When I read, I underline words and phrases I like. Thanks to Liz Lamoreux’s Inner Excavation and her idea of creating a word toolbox to “reveal the poet within,” I’ve been reminded of the value of copying down those phrases. I used to do this when I first started writing.
Rewriting and retyping a seasoned writer’s excellent prose helps to get it into your brain and to see how language works. Lately I have felt that my active vocabulary has gotten stale, so it’s high time to pick up that habit again to freshen up and expand the words in my toolbox.
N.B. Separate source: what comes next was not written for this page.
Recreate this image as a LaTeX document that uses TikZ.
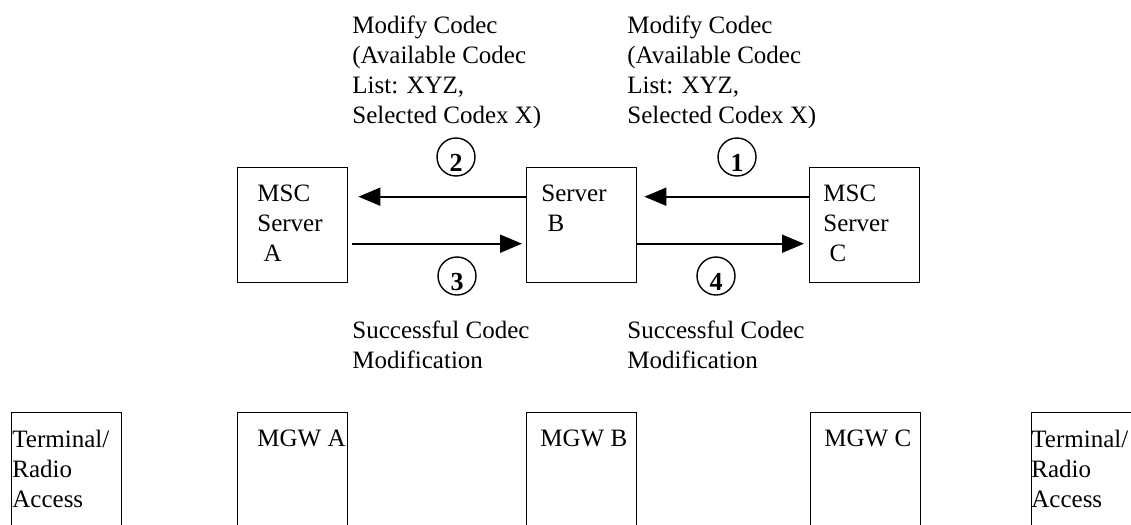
\documentclass[tikz,border=0pt]{standalone}
\usepackage{fontspec}
\setmainfont{Liberation Serif}
\usetikzlibrary{arrows.meta,positioning}

\tikzset{
  box/.style={draw,line width=0.7pt,minimum width=55pt,minimum height=57.5pt,anchor=north west,inner sep=0pt},
  gw/.style={box,minimum height=65pt},
  txt/.style={inner sep=0pt,align=left,anchor=north west},
  num/.style={draw,circle,line width=0.7pt,minimum size=19pt,inner sep=0pt,font=\fontsize{13pt}{15pt}\selectfont\bfseries,text height=14.5pt,text depth=0pt},
  msg/.style={line width=1pt,-{Triangle[length=11pt,width=9pt]}}
}

\begin{document}
\begin{tikzpicture}[x=0.5pt,y=-0.5pt,font=\fontsize{12.5pt}{15pt}\selectfont]
\useasboundingbox (0,0) rectangle (1131,525);
\clip (0,0) rectangle (1131,525);

\node[box] (A) at (237,167) {};
\node[box] (B) at (526,167) {};
\node[box] (C) at (809,167) {};
\node[txt,below right=9pt and 10pt of A.north west] (tA) {MSC\\Server\\~A};
\node[txt,below right=9pt and 7.5pt of B.north west] (tB) {Server\\~B};
\node[txt,below right=9pt and 7pt of C.north west] (tC) {MSC\\Server\\~C};

\node[txt] (mod2) at (352,15) {Modify Codec\\(Available Codec\\List: XYZ,\\Selected Codex X)};
\node[txt] (mod1) at (627,15) {Modify Codec\\(Available Codec\\List: XYZ,\\Selected Codex X)};
\node[txt] (ok3) at (352,320) {Successful Codec\\Modification};
\node[txt] (ok4) at (627,320) {Successful Codec\\Modification};

\draw[msg] ([yshift=14.25pt]B.west) -- ([yshift=14.25pt,xshift=5pt]A.east);
\draw[msg] ([yshift=14.25pt]C.west) -- ([yshift=14.25pt,xshift=3.5pt]B.east);
\draw[msg] ([yshift=-9.25pt,xshift=2pt]A.east) -- ([yshift=-9.25pt,xshift=-2pt]B.west);
\draw[msg] ([yshift=-9.25pt]B.east) -- ([yshift=-9.25pt,xshift=-2.5pt]C.west);

\foreach \n/\x/\y in {1/737/157,2/456/157,3/457/276,4/716/276}
\node[num] (c\n) at (\x,\y) {\n};

\foreach \n/\x in {tl/11,gA/237,gB/526,gC/810,tr/1031}
\node[gw] (\n) at (\x,412) {};
\node[txt,below right=9pt and 0.5pt of tl.north west] (ttl) {Terminal/\\Radio\\Access};
\node[txt,below right=9pt and 10pt of gA.north west] (tgA) {MGW A};
\node[txt,below right=9pt and 7pt of gB.north west] (tgB) {MGW B};
\node[txt,below right=9pt and 7pt of gC.north west] (tgC) {MGW C};
\node[txt,below right=9pt and 0pt of tr.north west] (ttr) {Terminal/\\Radio\\Access};
\end{tikzpicture}
\end{document}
Following are the phrases I copied out of Adina Hoffman’s House of Windows. Among the books I have read most recently, House of Windows had the most exquisite prose; I kept drooling over her choice of words.
“shushing eucalyptus tree
a steady lemon light
the drone of the drill
the bride began to mince down the carpet
his elastic English
tinny Eastern pop
a pancake beret
her chorus of burbling pots and pans”
I’m still drooling; she has surely mastered the art of finding the mot juste. I’ve bolded the words I’m particularly in love with.
So far for my newest collection of words. Do you collect words and phrases?
Yes, I am guilty of stealing words and phrases. So far this week I collected "the effulgence of the full moon" and "languorous summer afternoons."
Thanks, Dennis. "Effulgence" – I had to look that up!
Sometimes I do this sort of thing for potential chapter titles.
It's a good practice, isn't it?
What an awesome idea. I can identify with the words feeling stale lately. Mainly the words are darn snow, cold and ice, but I think spring is coming this week so maybe with that my vocabulary will improve.
Sarah, yes, it is really high time for spring to come around!